Saturday, November 8, 2008

First Listen: Kiss Me Deadlys, Misty medley

There is a coffee shop in New Haven called Koffee Too, aka K2. There is an employee there with long, nappy hair and stringy facial scruff. This barista, whose name I do not know, transcends the townie/employee archetype. He is a tier-1 New Haven all star. Everyone knows who he is, even though they don’t think about it. You see him at shows, out on the street, on his bike. You just know him. In reality, you don’t.

During the two years I spent at Yale, I went to K2 fairly often. I would estimate that 90% of the times that this guy served me, he was wearing the same worn-out, ratty t-shirt. It was purplish-blue, with small white stars printed on it to give the effect of the night sky. Above the drawing of an astronaut was printed: KISS ME DEADLYS.

The shirt first caught my attention because it’s an obtuse reference to an amazing Generation X (Billy Idol’s old band) song called “Kiss Me Deadly” (video here) [others might argue it’s a reference to a 1955 movie of the same title, but I admit ignorance]. Aside from that I had no idea what the shirt was for.
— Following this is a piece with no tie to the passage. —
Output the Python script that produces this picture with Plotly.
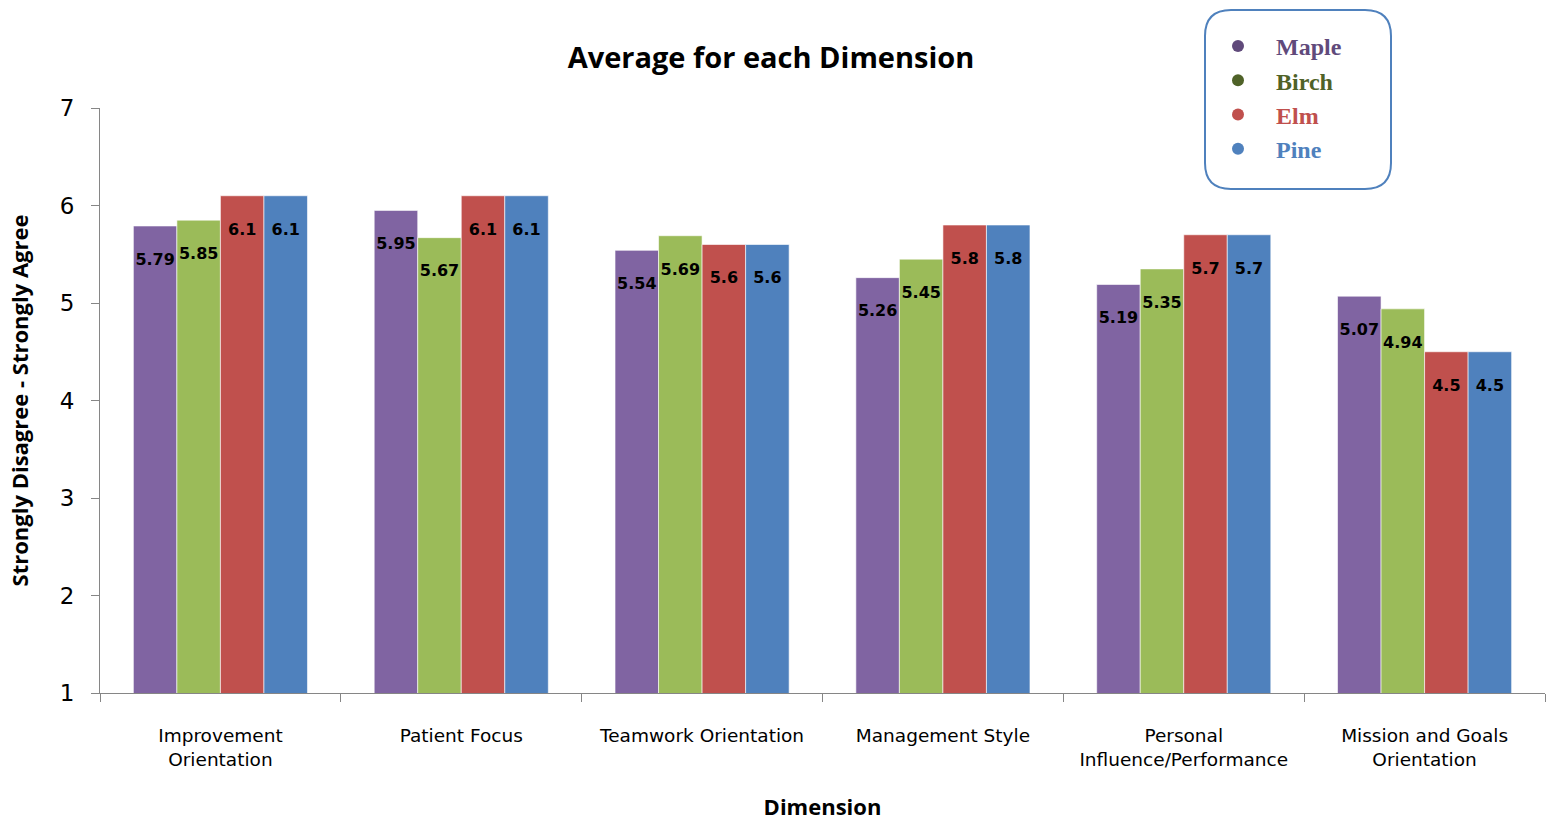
import plotly.graph_objects as go

categories = ["Improvement<br>Orientation", "Patient Focus", "Teamwork Orientation",
              "Management Style", "Personal<br>Influence/Performance", "Mission and Goals<br>Orientation"]
series_names = ["Maple", "Birch", "Elm", "Pine"]
maple = [5.79, 5.95, 5.54, 5.26, 5.19, 5.07]
birch = [5.85, 5.67, 5.69, 5.45, 5.35, 4.94]
elm = [6.1, 6.1, 5.6, 5.8, 5.7, 4.5]
pine = [6.1, 6.1, 5.6, 5.8, 5.7, 4.5]
y_ticks = [1, 2, 3, 4, 5, 6, 7]

bar_colors = ["#8064A2", "#9BBB59", "#C0504D", "#4F81BD"]
legend_dot_colors = ["#604A7B", "#4F6228", "#C0504D", "#4F81BD"]
legend_text_colors = ["#604A7B", "#4F6228", "#C0504D", "#4F81BD"]

W, H = 1554, 821
ML, MR, MT, MB = 100, 9, 108, 128
PW, PH = W - ML - MR, H - MT - MB

fig = go.Figure()
for name, vals, col in zip(series_names, [maple, birch, elm, pine], bar_colors):
    fig.add_trace(go.Bar(
        x=categories, y=vals, name=name, marker_color=col,
        marker_line_width=0.6, marker_line_color="white",
        text=[" <br>" + str(v) for v in vals],
        textposition="inside", insidetextanchor="end", textangle=0,
        constraintext="none", cliponaxis=False,
        textfont=dict(family="DejaVu Sans", size=16, color="black", weight="bold"),
        showlegend=False,
    ))

for name, dc, tc in zip(series_names, legend_dot_colors, legend_text_colors):
    fig.add_trace(go.Scatter(
        x=[None], y=[None], mode="markers",
        name=f"&nbsp;&nbsp;&nbsp;<span style='color:{tc}'><b>{name}</b></span>",
        marker=dict(color=dc, size=11, symbol="circle"),
        showlegend=True,
    ))

# rounded legend box
bw, bh, r = 186, 179, 26
hx, hy = bw / 2, bh / 2
path = (f"M {-hx + r},{-hy} L {hx - r},{-hy} Q {hx},{-hy} {hx},{-hy + r} "
        f"L {hx},{hy - r} Q {hx},{hy} {hx - r},{hy} L {-hx + r},{hy} "
        f"Q {-hx},{hy} {-hx},{hy - r} L {-hx},{-hy + r} Q {-hx},{-hy} {-hx + r},{-hy} Z")
cx, cy = 1298, 99.5
fig.add_shape(type="path", xref="paper", yref="paper", xsizemode="pixel", ysizemode="pixel",
              xanchor=(cx - ML) / PW, yanchor=(H - MB - cy) / PH, path=path,
              line=dict(color="#4F81BD", width=2), fillcolor="rgba(0,0,0,0)", layer="above")

fig.update_layout(
    width=W, height=H,
    margin=dict(l=ML, r=MR, t=MT, b=MB, autoexpand=False),
    paper_bgcolor="white", plot_bgcolor="white",
    barmode="group", bargap=0.277, bargroupgap=0,
    font=dict(family="DejaVu Sans", color="black"),
    title=dict(text="<b>Average for each Dimension</b>", x=(771) / W, xanchor="center",
               y=1 - 58 / H, yanchor="middle",
               font=dict(family="Open Sans", size=29, color="black")),
    xaxis=dict(
        automargin=False,
        showline=True, linecolor="#868686", linewidth=1.2,
        ticks="outside", tickson="boundaries", ticklen=8, tickcolor="#868686",
        ticklabelstandoff=26,
        tickfont=dict(family="DejaVu Sans", size=18.5, color="black"),
        title=dict(text="<b>Dimension</b>", font=dict(family="Open Sans", size=22, color="black"),
                   standoff=32),
        showgrid=False,
    ),
    yaxis=dict(
        automargin=False,
        range=[1, 7], tickvals=y_ticks, showline=True, linecolor="#868686", linewidth=1.2,
        ticks="outside", ticklen=8, tickcolor="#868686", ticklabelstandoff=12,
        tickfont=dict(family="DejaVu Sans", size=23, color="black"),
        title=dict(text="<b>Strongly Disagree - Strongly Agree</b>",
                   font=dict(family="Open Sans", size=22, color="black"), standoff=24),
        showgrid=False, zeroline=False,
    ),
    legend=dict(x=(1218 - ML) / PW, y=(H - MB - 24) / PH, xanchor="left", yanchor="top",
                bgcolor="rgba(0,0,0,0)", borderwidth=0,
                font=dict(family="Liberation Serif", size=24), tracegroupgap=0,
                itemsizing="constant"),
)

fig.write_html("out.html")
I suspected it might be a band, but never bothered to ask. I must have seen it 100 times during those two years. The image was burned into my brain for random subconscious recall at a later date. That happened a week ago. A year after leaving New Haven, I finally decided to look into the mysterious “Kiss Me Deadlys.”

Turns out, as I suspected, that it is a band, though not a very well known one. A Google search (with quotations) brings up some myspace profiles and an ad for thong underwear. Amazon is more helpful. Within minutes not only have I located what appears to be the Kiss Me Deadlys only release, Misty Medley, but I’ve found a used copy for $.99. Sold, for the cost of shipping & handling.
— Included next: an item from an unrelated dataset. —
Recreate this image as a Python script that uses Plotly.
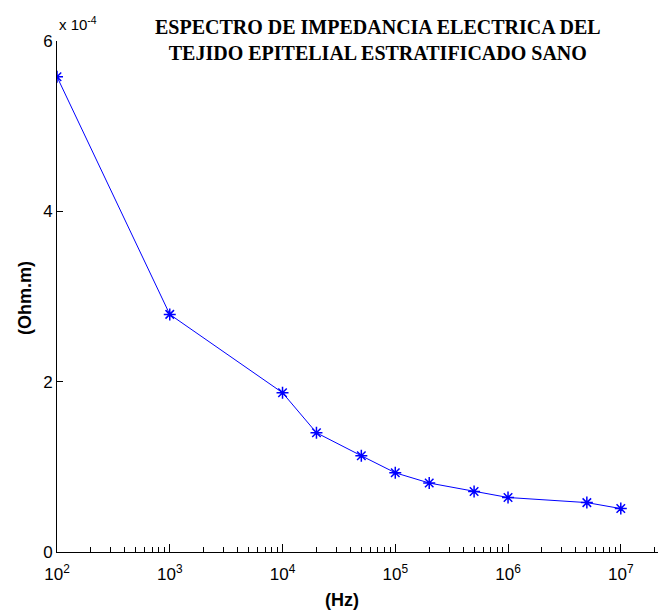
import plotly.graph_objects as go

# Frequency (Hz) and impedance (x 10^-4 Ohm.m)
freq_hz = [1e2, 1e3, 1e4, 2e4, 5e4, 1e5, 2e5, 5e5, 1e6, 5e6, 1e7]
impedance = [5.58, 2.79, 1.87, 1.40, 1.13, 0.93, 0.81, 0.71, 0.64, 0.58, 0.51]

x_major = [1e2, 1e3, 1e4, 1e5, 1e6, 1e7]
x_major_text = ["10<sup>2</sup>", "10<sup>3</sup>", "10<sup>4</sup>",
                "10<sup>5</sup>", "10<sup>6</sup>", "10<sup>7</sup>"]
y_major = [0, 2, 4, 6]

minor_vals = [m * 10 ** e for e in range(2, 8) for m in range(2, 10)]

# plot area in pixels
L, R, T, B = 57, 658, 41, 552
W, H = 659, 611
pw, ph = R - L, B - T

sans = "Liberation Sans, Arial, sans-serif"
serif = "Liberation Serif, Times New Roman, serif"

fig = go.Figure()
fig.add_trace(go.Scatter(
    x=freq_hz, y=impedance, mode="lines+markers",
    line=dict(color="#0000ff", width=1),
    marker=dict(symbol="asterisk-open", size=10, color="#0000ff",
                line=dict(color="#0000ff", width=1.5)),
    showlegend=False,
))

tick_font = dict(family=sans, size=17, color="black")

fig.update_layout(
    width=W, height=H,
    margin=dict(l=L, r=W - R, t=T, b=H - B),
    paper_bgcolor="white", plot_bgcolor="white",
    xaxis=dict(
        type="log", range=[2, 7.33],
        tickmode="array", tickvals=x_major, ticktext=x_major_text,
        ticks="inside", ticklen=8, tickcolor="black",
        showline=True, linecolor="black", linewidth=1,
        showgrid=False, zeroline=False, tickfont=tick_font,
        ticklabelstandoff=7,
        minor=dict(tickmode="array", tickvals=minor_vals, ticks="inside",
                   ticklen=5, tickcolor="black", showgrid=False),
    ),
    yaxis=dict(
        range=[0, 6],
        tickmode="array", tickvals=y_major, ticktext=[str(v) for v in y_major],
        ticks="inside", ticklen=6, tickcolor="black",
        showline=True, linecolor="black", linewidth=1,
        showgrid=False, zeroline=False, tickfont=tick_font,
    ),
    annotations=[
        dict(text="<b>ESPECTRO DE IMPEDANCIA ELECTRICA DEL<br>TEJIDO EPITELIAL ESTRATIFICADO SANO</b>",
             xref="paper", yref="paper", x=(378 - L) / pw, y=1 + (T - 14) / ph,
             xanchor="center", yanchor="top", showarrow=False,
             font=dict(family=serif, size=20, color="black")),
        dict(text="x 10<sup>-4</sup>", xref="paper", yref="paper",
             x=0, y=1 + (T - 35) / ph, xanchor="left", yanchor="bottom", showarrow=False,
             font=dict(family=sans, size=15, color="black")),
        dict(text="<b>(Hz)</b>", xref="paper", yref="paper",
             x=(342 - L) / pw, y=-(600 - B) / ph, xanchor="center", yanchor="middle",
             showarrow=False, font=dict(family=sans, size=18, color="black")),
        dict(text="<b>(Ohm.m)</b>", xref="paper", yref="paper", textangle=-90,
             x=-(L - 25) / pw, y=(B - 298) / ph, xanchor="center", yanchor="middle",
             showarrow=False, font=dict(family=sans, size=18, color="black")),
    ],
)

fig.write_html("out.html")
It arrived today. First of all, the packaging is really nice: a folding soft-case with--surprise--an astronaut floating through space looking pensively at the sky on the cover. The band members appear in similar pencil-drawn spacesuits on the inside cover, looking slightly emo. This concerns me since the album came out in 2005 and I may have just unwittingly given my first contribution to the emo movement that peaked around that time. The enemy.

Also notable, song titles max out at 2 words. Your starting lineup includes "Dance 4", Dance 2" "Pop" "Let's" and "Groove."

I realize that as far as first listens go, this one is really out there. But as I tune in, I’m immediately digging the band’s sound, which features driving rhythm, delayed reverbed guitars to match, and a breathy female voice tempting me with things I can’t understand. "Dance 2," the first track, ends as these whispers morph into screams. I’m along for the ride. Track 2 starts with some murmuring beats, another scream, and now we’re rolling: “We’ve got to think it over/ you said that the last time/ you said that the time before.” Brevity; I approve.

I soon realize that the space motif that pervades the album (and the barista’s ratty t-shirt) is appropriate, if not deliberate. Between the vacuumish vocal effects, the mechanical pumping of the rhythm and twinkling guitars, this album feels a soundtrack for romance on space station Mir—only with more screaming.

Male vocals make an appearance on a few tracks. Definitely weaker than the female, but the versatility is welcome.

By track seven, I am impressed. It’s nothing entirely original. There’s a detectable dose of Modest Mouse and Yeah Yeah Yeahs in here. But Kiss Me Deadlys is tight, and the vocal styling is unique. On first listen, there seems to be a concept or purpose driving the music, and that feeling maintains coherence through most of the album. The production is also quite good, it bears noting.

"Groove" is a notable high-point on the album, with the female and male vocalists trading the refrain “It doesn’t matter if you’re not alone” over a sparse but well-constructed instrumental backdrop that slows and speeds up intermittently. Enter strings for about 20 seconds before the end of the album—nice touch.

Final Say: Good album, and I feel a bit of obscurist pride for having tracked this one down. I mean, any time you buy an album solely on the basis of a ratty shirt—well, you’ve got to be pleased with yourself. "Man, I really dig the Kiss Me Deadlys...oh, I'm sorry, you haven't heard of them?" I have half a mind to stop in K2 next time I’m in New Haven to thank the man responsible for my good fortune. I guarantee you he's wearing the shirt.

Alas, questions lead to more questions in this twisted musical universe: Where are they from? Is Misty Medley their only album? Are they still around? The mystery continues.


JR Martin said...

A few comments: His name is Ian. He is from New Haven. I have driven him in my car. The place is no longer called Koffee Too (as of September 2008), but Ian is still around (as of September 2008).

mathieu dumontier said...

Hey , i'm Matt from Kiss Me deadly. For your info the band was formed in Montréal, Qc by Adam Poulin and Emily Frazier both students at Mcgill university). Erik Petersen (from New Bedford,MA) joined on the drum and I did joined them after their first show.